Like I said about TJ, I my memory of it was not that good. I do recall him being in France at the time of the Constitutional convention but having a lot of input by letter. I recall he was also strongly supportive of adding the Bill of Rights after the Constitution was written and signed. He was not a signer on the Constitution but I would argue he had a lot of influence and likely a good understanding of what the mindset of the Founders was. Yes, I am aware of Madison's view on it.39 delegates signed the Constitution of the United States and Jefferson was not one of them, one man's word should not supercede all of the founding fathers anyway. Also who is Justice Scalia to determine what our rights mean based on his personal opinion? There is a major indifference of what a politician thinks should be law to what actually is our birth rights, whatever party is in power at the time gets to determine the current justices when there is an opening and using them to push that party's agenda circumventing the Bill of Rights and playing politics with freedoms.
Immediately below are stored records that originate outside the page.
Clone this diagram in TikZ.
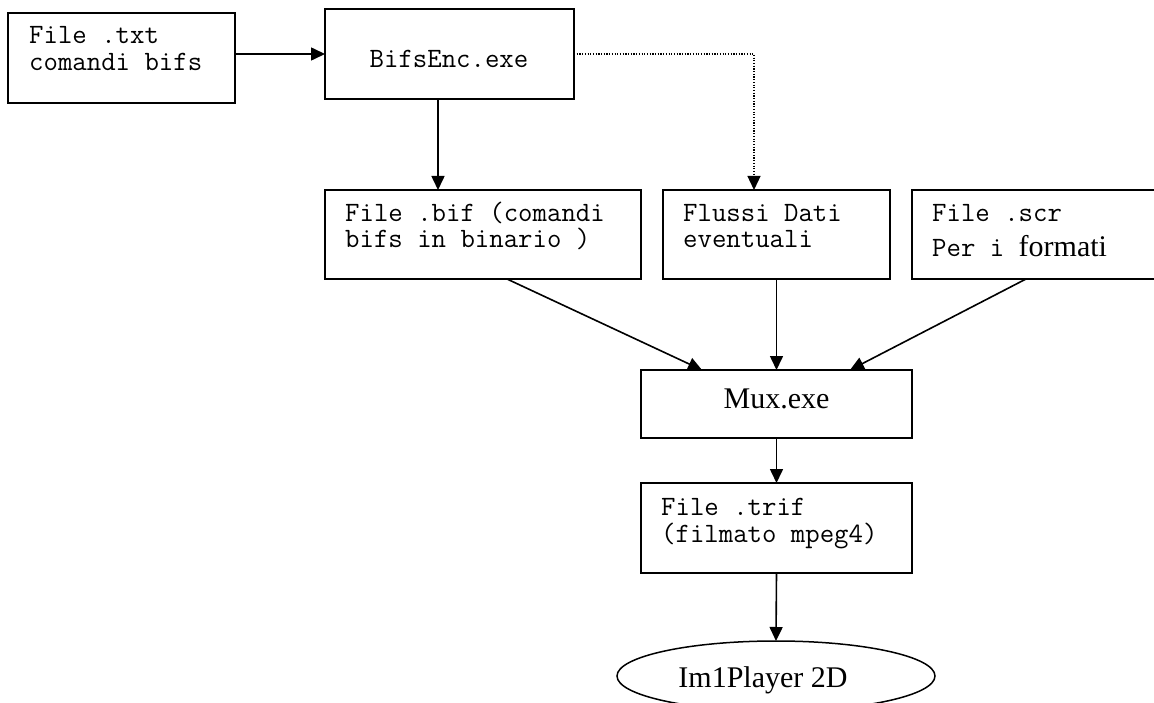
\documentclass[tikz,border=0pt]{standalone}
\usepackage{fontspec}
\setmainfont{Liberation Serif}
\usetikzlibrary{arrows.meta,shapes.geometric,calc}
\tikzset{
  box/.style={draw, line width=1.5pt, inner sep=0pt, outer sep=0pt},
  mono/.style={font=\ttfamily\fontsize{28}{30}\selectfont, inner sep=0pt, anchor=base west},
  serif/.style={font=\rmfamily\fontsize{30}{33}\selectfont, inner sep=0pt, anchor=base},
  arr/.style={-{Triangle[length=14pt,width=13pt]}, line width=1.6pt},
  dotarr/.style={-{Triangle[length=14pt,width=13pt]}, line width=1.3pt, dash pattern=on 1.2pt off 1.5pt}
}
\begin{document}
\begin{tikzpicture}[x=1pt,y=-1pt]
\useasboundingbox[fill=white] (0,0) rectangle (1154,703);
% boxes
\node[box, minimum width=227pt, minimum height=90pt] (A) at (121.5,58) {};
\node[box, minimum width=249pt, minimum height=90pt] (B) at (449.5,54) {};
\node[box, minimum width=316pt, minimum height=89pt] (C) at (483,234.5) {};
\node[box, minimum width=227pt, minimum height=89pt] (D) at (776.5,234.5) {};
\node[box, minimum width=250pt, minimum height=89pt] (E) at (1037,234.5) {};
\node[box, minimum width=271pt, minimum height=68pt] (M) at (776.5,404) {};
\node[box, minimum width=271pt, minimum height=90pt] (T) at (776.5,528) {};
\node[box, ellipse, minimum width=318pt, minimum height=70pt] (P) at (776,676) {};
% texts
\node[mono] (ta1) at (29,44) {File .txt};
\node[mono] (ta2) at (29,71) {comandi bifs};
\node[mono, anchor=base] (tb) at (449,68) {BifsEnc.exe};
\node[mono] (tc1) at (345,222) {File .bif (comandi};
\node[mono] (tc2) at (345,248) {bifs in binario )};
\node[mono] (td1) at (683,222) {Flussi Dati};
\node[mono] (td2) at (683,248) {eventuali};
\node[mono] (te1) at (932,222) {File .scr};
\node[mono] (te2) at (932,257) {Per i {\rmfamily\fontsize{30}{33}\selectfont formati}};
\node[serif] (tm) at (776.5,408) {Mux.exe};
\node[mono] (tt1) at (661,515) {File .trif};
\node[mono] (tt2) at (661,542) {(filmato mpeg4)};
\node[serif] (tp) at (763,687) {Im1Player 2D};
% connectors
\draw[arr] (A.east |- B.west) -- (B.west);
\draw[arr] ([xshift=-11.5pt]B.south) -- ([xshift=-11.5pt]B.south |- C.north);
\draw[dotarr] (B.east) -| ([xshift=-22.5pt]D.north);
\draw[arr] ([xshift=24pt]C.south) -- ([xshift=-74.5pt]M.north);
\draw[arr] (D.south) -- (M.north);
\draw[arr] ([xshift=-11pt]E.south) -- ([xshift=73.5pt]M.north);
\draw[arr] (M.south) -- (T.north);
\draw[arr] (T.south) -- (P.north);
\end{tikzpicture}
\end{document}
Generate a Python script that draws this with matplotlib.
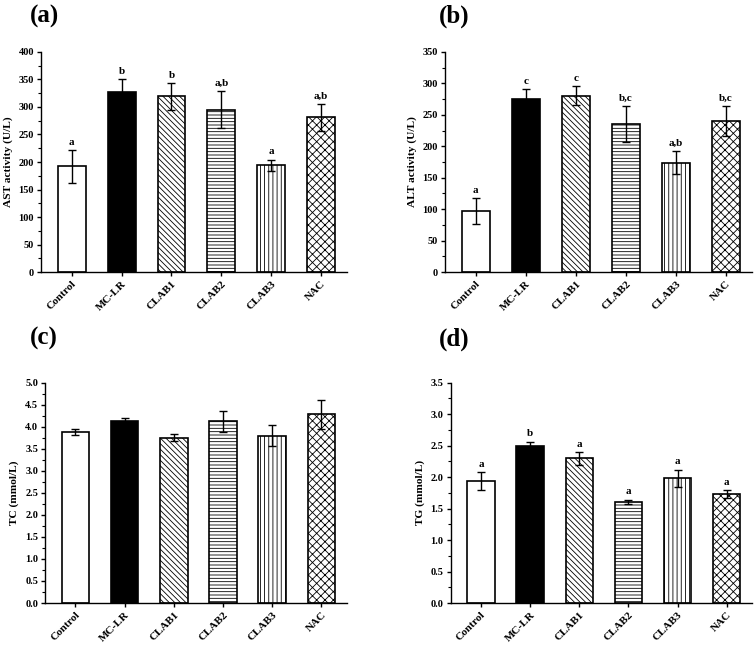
import numpy as np
import matplotlib
matplotlib.use('Agg')
import matplotlib.pyplot as plt
from matplotlib.ticker import MultipleLocator, FormatStrFormatter

plt.rcParams['font.family'] = 'Liberation Serif'
plt.rcParams['font.weight'] = 'bold'
plt.rcParams['hatch.linewidth'] = 0.6

grupos = ['Control', 'MC-LR', 'CLAB1', 'CLAB2', 'CLAB3', 'NAC']
hachuras = ['', '', '\\' * 6, '-' * 5, '|' * 4, 'x' * 4]
cores = ['white', 'black', 'white', 'white', 'white', 'white']

ast = [192, 327, 319, 295, 194, 281]
ast_err = [30, 23, 24, 33, 10, 25]
ast_letras = ['a', 'b', 'b', 'a,b', 'a', 'a,b']

alt = [97, 275, 280, 235, 174, 240]
alt_err = [21, 16, 15, 29, 18, 24]
alt_letras = ['a', 'c', 'c', 'b,c', 'a,b', 'b,c']

tc = [3.88, 4.14, 3.75, 4.12, 3.80, 4.28]
tc_err = [0.06, 0.06, 0.08, 0.23, 0.23, 0.32]
tc_letras = None

tg = [1.94, 2.49, 2.30, 1.61, 1.98, 1.73]
tg_err = [0.14, 0.075, 0.10, 0.03, 0.14, 0.065]
tg_letras = ['a', 'b', 'a', 'a', 'a', 'a']

fig = plt.figure(figsize=(7.56, 6.48), dpi=100)

paineis = [
    ([0.054, 0.580, 0.405, 0.340], ast, ast_err, ast_letras, 'AST activity (U/L)', 400, 50, '%d', '(a)', (0.040, 0.993)),
    ([0.588, 0.580, 0.407, 0.340], alt, alt_err, alt_letras, 'ALT activity (U/L)', 350, 50, '%d', '(b)', (0.580, 0.993)),
    ([0.0595, 0.0694, 0.3995, 0.340], tc, tc_err, tc_letras, 'TC (mmol/L)', 5.0, 0.5, '%.1f', '(c)', (0.040, 0.495)),
    ([0.596, 0.0694, 0.399, 0.340], tg, tg_err, tg_letras, 'TG (mmol/L)', 3.5, 0.5, '%.1f', '(d)', (0.580, 0.495)),
]

x = np.arange(len(grupos))
for pos, vals, errs, letras, ylabel, ymax, passo, fmt, rotulo, rpos in paineis:
    ax = fig.add_axes(pos)
    for i in range(len(grupos)):
        ax.bar(x[i], vals[i], width=0.56, color=cores[i], edgecolor='black',
               linewidth=1.2, hatch=hachuras[i], zorder=2)
    ax.errorbar(x, vals, yerr=errs, fmt='none', ecolor='black', elinewidth=1,
                capsize=3, capthick=1, zorder=3)
    if letras is not None:
        for i in range(len(grupos)):
            ax.text(x[i], vals[i] + errs[i] + ymax * 0.015, letras[i],
                    ha='center', va='bottom', fontsize=8, fontweight='bold')
    ax.set_xlim(-0.62, 5.52)
    ax.set_ylim(0, ymax)
    ax.yaxis.set_major_locator(MultipleLocator(passo))
    ax.yaxis.set_minor_locator(MultipleLocator(passo / 2))
    ax.yaxis.set_major_formatter(FormatStrFormatter(fmt))
    ax.set_xticks(x)
    ax.set_xticklabels(grupos, rotation=45, ha='right', rotation_mode='anchor')
    ax.tick_params(axis='both', which='major', direction='out', length=3, width=1,
                   pad=2)
    ax.tick_params(axis='y', labelsize=7.5)
    ax.tick_params(axis='x', labelsize=8)
    ax.tick_params(axis='y', which='minor', direction='out', length=2, width=0.8)
    for lab in ax.get_xticklabels() + ax.get_yticklabels():
        lab.set_fontweight('bold')
    ax.spines['top'].set_visible(False)
    ax.spines['right'].set_visible(False)
    ax.spines['left'].set_linewidth(1)
    ax.spines['bottom'].set_linewidth(1)
    ax.set_ylabel(ylabel, fontsize=8.2, fontweight='bold')
    fig.text(rpos[0], rpos[1], rotulo, fontsize=18, fontweight='bold', va='top', ha='left')

fig.savefig('out.png', dpi=100)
It's very easy to cherry pick a couple statements made throughout different periods in history to fit a narrative but it doesn't always validate an argument.
Just my thoughts!
As to Scalia, he and the rest of SCOTUS are the the nine who determine what the law is an what it says, per Marbury v. Madison. That's who he is. He also was not the first to say there are limits to a constitutional right. That goes way back. The Constitution is the supreme law of the land and the Court has the ultimate authority to interpret what it means. The rights we have in the Constitution are law, and SCOTUS interprets the law. Just as SCOTUS has the power to determine what violates your right to be free from unreasonable search and seizure or self incrimination in a criminal case, it has the power to determine the extent of your right to free speech, freedom from government imposed religion, and freedom to keep and bear arms. You can object to that one all you want but it will come to precisely nothing.